DATA SHOWN:
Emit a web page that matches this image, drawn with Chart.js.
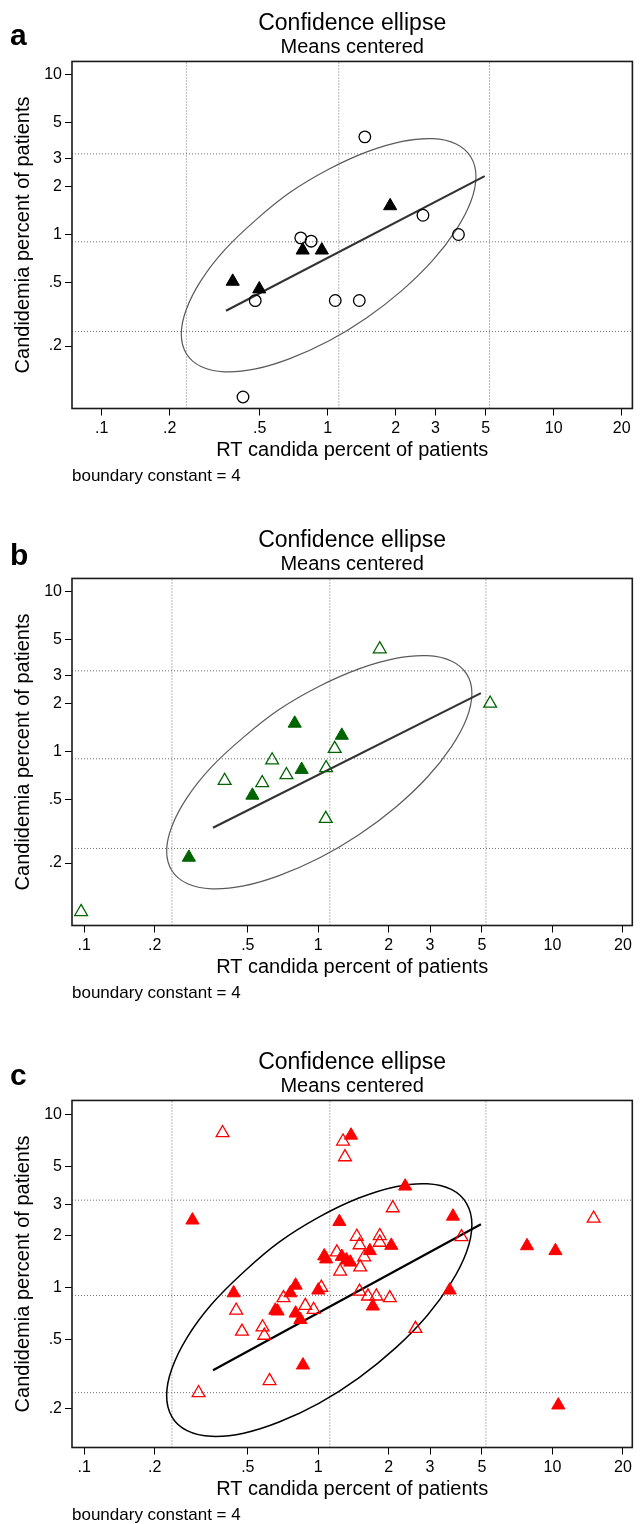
<!DOCTYPE html>
<html>
<head>
<meta charset="utf-8">
<script src="https://cdn.jsdelivr.net/npm/chart.js@4.4.1/dist/chart.umd.min.js"></script>
<style>
html, body { margin: 0; padding: 0; background: #fff; }
body { width: 641px; height: 1524px; position: relative; overflow: hidden; }
canvas { position: absolute; left: 0; }
</style>
</head>
<body>
<canvas id="chartA" width="641" height="485" style="top:0px"></canvas>
<canvas id="chartB" width="641" height="485" style="top:517px"></canvas>
<canvas id="chartC" width="641" height="485" style="top:1039px"></canvas>
<script>
// axis ticks (log scales)
const xTicks = [0.1, 0.2, 0.5, 1, 2, 3, 5, 10, 20];
const yTicks = [0.2, 0.5, 1, 2, 3, 5, 10];

// dotted reference lines
const refX = [0.237, 1.12, 5.2];
const refY = [3.2, 0.9, 0.247];

// fitted line, same in every panel
const fitX = [0.355, 4.95];
const fitY = [0.333, 2.32];

// confidence ellipse outline, last point closes the loop
const ellipseX = [0.68, 0.48, 0.35, 0.275, 0.237, 0.225, 0.237, 0.275, 0.35, 0.48, 0.68, 1.01, 1.49, 2.14, 2.92, 3.7, 4.3, 4.53, 4.3, 3.7, 2.92, 2.14, 1.49, 1.01, 0.68];
const ellipseY = [1.83, 1.23, 0.80, 0.514, 0.34, 0.238, 0.179, 0.149, 0.138, 0.144, 0.167, 0.215, 0.301, 0.448, 0.69, 1.07, 1.61, 2.31, 3.06, 3.69, 3.98, 3.83, 3.29, 2.56, 1.83];

// panel a
const aCircleX = [1.46, 2.64, 3.79, 0.76, 0.845, 0.478, 1.08, 1.38, 0.422];
const aCircleY = [4.09, 1.32, 1.0, 0.953, 0.908, 0.385, 0.386, 0.386, 0.096];
const aFilledX = [1.89, 0.775, 0.942, 0.38, 0.498];
const aFilledY = [1.51, 0.797, 0.797, 0.508, 0.455];

// panel b
const bFilledX = [0.793, 1.26, 0.849, 0.523, 0.28];
const bFilledY = [1.5, 1.26, 0.77, 0.531, 0.217];
const bHollowX = [1.83, 5.42, 1.175, 0.635, 1.08, 0.731, 0.398, 0.576, 1.076, 0.097];
const bHollowY = [4.38, 2.0, 1.04, 0.882, 0.789, 0.713, 0.657, 0.636, 0.379, 0.099];

// panel c
const cFilledX = [0.29, 1.38, 2.35, 1.23, 3.76, 7.79, 10.3, 2.05, 1.66, 1.06, 1.08, 1.26, 1.32, 1.37, 0.8, 0.76, 1.0, 0.435, 3.64, 1.71, 0.655, 0.67, 0.8, 0.838, 0.86, 10.6];
const cFilledY = [2.45, 7.58, 3.85, 2.4, 2.58, 1.74, 1.63, 1.75, 1.63, 1.52, 1.46, 1.51, 1.44, 1.4, 1.03, 0.93, 0.965, 0.93, 0.965, 0.78, 0.738, 0.73, 0.71, 0.652, 0.356, 0.209];
const cHollowX = [0.39, 1.275, 1.3, 2.08, 4.09, 15.0, 1.46, 1.83, 1.5, 1.83, 1.57, 1.2, 1.24, 1.51, 1.03, 1.5, 1.63, 1.77, 2.02, 0.71, 0.88, 0.955, 0.446, 0.472, 0.578, 0.588, 2.6, 0.619, 0.308];
const cHollowY = [7.83, 7.0, 5.68, 2.88, 1.96, 2.51, 1.97, 1.99, 1.76, 1.82, 1.5, 1.6, 1.24, 1.31, 1.0, 0.95, 0.89, 0.89, 0.87, 0.87, 0.785, 0.745, 0.738, 0.557, 0.59, 0.528, 0.578, 0.289, 0.246];

const fam = '"Liberation Sans", Arial, Helvetica, sans-serif';
Chart.defaults.font.family = fam;
Chart.defaults.color = '#000';

function tickLabel(v) {
    return v < 1 ? String(v).replace(/^0/, '') : String(v);
}

function pairs(xs, ys) {
    return xs.map((x, i) => ({ x: x, y: ys[i] }));
}

// closed loop: one extra point on each end so the curve is smooth where it joins,
// the two extra segments are not drawn
function loopPoints(xs, ys) {
    const n = xs.length;
    const pts = pairs(xs, ys);
    return [pts[n - 2]].concat(pts, [pts[1]]);
}

// frame, panel letter and the note under the axis
const panelDecor = {
    id: 'panelDecor',
    afterDatasetsDraw(chart, args, opts) {
        const ctx = chart.ctx;
        const a = chart.chartArea;
        ctx.save();
        ctx.strokeStyle = '#1a1a1a';
        ctx.lineWidth = 1.6;
        ctx.strokeRect(a.left, a.top, a.right - a.left, a.bottom - a.top);
        ctx.fillStyle = '#000';
        ctx.textBaseline = 'alphabetic';
        ctx.textAlign = 'left';
        ctx.font = 'bold 30px ' + fam;
        ctx.fillText(opts.letter, 10, opts.letterY);
        ctx.font = '17px ' + fam;
        ctx.fillText('boundary constant = 4', 72, 481);
        ctx.restore();
    }
};

function buildPanel(id, p) {
    const datasets = [];
    p.markers.forEach(m => {
        datasets.push({
            data: pairs(m.x, m.y),
            showLine: false,
            pointStyle: m.shape,
            pointRadius: m.r,
            borderWidth: m.filled ? 1 : 1.3,
            borderColor: p.color,
            backgroundColor: m.filled ? p.color : 'rgba(0,0,0,0)',
            order: 0
        });
    });
    datasets.push({
        data: pairs(fitX, fitY),
        showLine: true,
        borderColor: p.fitColor,
        borderWidth: 2.2,
        pointRadius: 0,
        order: 1
    });
    const loop = loopPoints(ellipseX, ellipseY);
    datasets.push({
        data: loop,
        showLine: true,
        tension: 0.35,
        borderColor: p.ellipseColor,
        borderWidth: p.ellipseWidth,
        pointRadius: 0,
        segment: {
            borderColor: c => (c.p0DataIndex === 0 || c.p1DataIndex === loop.length - 1) ? 'rgba(0,0,0,0)' : p.ellipseColor
        },
        order: 2
    });
    refX.forEach(v => {
        datasets.push({
            data: [{ x: v, y: p.yRange[0] }, { x: v, y: p.yRange[1] }],
            showLine: true, borderColor: '#707070', borderWidth: 1, borderDash: [1, 2],
            pointRadius: 0, order: 3
        });
    });
    refY.forEach(v => {
        datasets.push({
            data: [{ x: p.xRange[0], y: v }, { x: p.xRange[1], y: v }],
            showLine: true, borderColor: '#707070', borderWidth: 1, borderDash: [1, 2],
            pointRadius: 0, order: 3
        });
    });

    new Chart(document.getElementById(id), {
        type: 'scatter',
        data: { datasets: datasets },
        options: {
            responsive: false,
            animation: false,
            devicePixelRatio: 1,
            events: [],
            layout: { padding: { top: 0, left: 0, right: 1, bottom: 22.5 } },
            plugins: {
                legend: { display: false },
                tooltip: { enabled: false },
                title: {
                    display: true,
                    text: 'Confidence ellipse',
                    fullSize: false,
                    color: '#000',
                    font: { size: 23, weight: 'normal', lineHeight: 1.15 },
                    padding: { top: 10, bottom: 0 }
                },
                subtitle: {
                    display: true,
                    text: 'Means centered',
                    fullSize: false,
                    color: '#000',
                    font: { size: 20, weight: 'normal', lineHeight: 1.0 },
                    padding: { top: 1, bottom: 4 }
                },
                panelDecor: { letter: p.letter, letterY: p.letterY }
            },
            scales: {
                x: {
                    type: 'logarithmic',
                    min: p.xRange[0],
                    max: p.xRange[1],
                    afterBuildTicks: s => { s.ticks = xTicks.map(v => ({ value: v })); },
                    afterFit: s => { s.height = 54; },
                    ticks: {
                        callback: v => tickLabel(v),
                        autoSkip: false, maxRotation: 0, minRotation: 0,
                        padding: 3, color: '#000', font: { size: 16 }
                    },
                    grid: { drawOnChartArea: false, drawTicks: true, tickLength: 7, tickColor: '#000', tickWidth: 1 },
                    border: { display: false },
                    title: {
                        display: true, text: 'RT candida percent of patients', color: '#000',
                        font: { size: 20 }, padding: { top: 0, bottom: 0 }
                    }
                },
                y: {
                    type: 'logarithmic',
                    min: p.yRange[0],
                    max: p.yRange[1],
                    afterBuildTicks: s => { s.ticks = yTicks.map(v => ({ value: v })); },
                    afterFit: s => { s.width = 72; },
                    ticks: {
                        callback: v => tickLabel(v),
                        autoSkip: false, padding: 3, color: '#000', font: { size: 16 }
                    },
                    grid: { drawOnChartArea: false, drawTicks: true, tickLength: 7, tickColor: '#000', tickWidth: 1 },
                    border: { display: false },
                    title: {
                        display: true, text: 'Candidemia percent of patients', color: '#000',
                        font: { size: 20 }, padding: { top: 11, bottom: 0 }
                    }
                }
            }
        },
        plugins: [panelDecor]
    });
}

buildPanel('chartA', {
    letter: 'a', letterY: 45,
    xRange: [0.0739, 22.3], yRange: [0.0813, 12.13],
    color: '#000', fitColor: '#333', ellipseColor: '#5a5a5a', ellipseWidth: 1.2,
    markers: [
        { x: aCircleX, y: aCircleY, shape: 'circle', r: 5.8, filled: false },
        { x: aFilledX, y: aFilledY, shape: 'triangle', r: 7.6, filled: true }
    ]
});

buildPanel('chartB', {
    letter: 'b', letterY: 48,
    xRange: [0.0887, 21.94], yRange: [0.0813, 12.13],
    color: '#006400', fitColor: '#333', ellipseColor: '#5a5a5a', ellipseWidth: 1.2,
    markers: [
        { x: bHollowX, y: bHollowY, shape: 'triangle', r: 7.4, filled: false },
        { x: bFilledX, y: bFilledY, shape: 'triangle', r: 7.6, filled: true }
    ]
});

buildPanel('chartC', {
    letter: 'c', letterY: 46,
    xRange: [0.0887, 21.94], yRange: [0.119, 12.06],
    color: '#ff0000', fitColor: '#000', ellipseColor: '#000', ellipseWidth: 1.5,
    markers: [
        { x: cHollowX, y: cHollowY, shape: 'triangle', r: 7.4, filled: false },
        { x: cFilledX, y: cFilledY, shape: 'triangle', r: 7.6, filled: true }
    ]
});
</script>
</body>
</html>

DO THIS:
Begin at the first line of the material and copy each line exactly through the one containing "const fitY = [0.333, 2.32];". Omit pictures.

RESULT BELOW:
Emit a web page that matches this image, drawn with Chart.js.
<!DOCTYPE html>
<html>
<head>
<meta charset="utf-8">
<script src="https://cdn.jsdelivr.net/npm/chart.js@4.4.1/dist/chart.umd.min.js"></script>
<style>
html, body { margin: 0; padding: 0; background: #fff; }
body { width: 641px; height: 1524px; position: relative; overflow: hidden; }
canvas { position: absolute; left: 0; }
</style>
</head>
<body>
<canvas id="chartA" width="641" height="485" style="top:0px"></canvas>
<canvas id="chartB" width="641" height="485" style="top:517px"></canvas>
<canvas id="chartC" width="641" height="485" style="top:1039px"></canvas>
<script>
// axis ticks (log scales)
const xTicks = [0.1, 0.2, 0.5, 1, 2, 3, 5, 10, 20];
const yTicks = [0.2, 0.5, 1, 2, 3, 5, 10];

// dotted reference lines
const refX = [0.237, 1.12, 5.2];
const refY = [3.2, 0.9, 0.247];

// fitted line, same in every panel
const fitX = [0.355, 4.95];
const fitY = [0.333, 2.32];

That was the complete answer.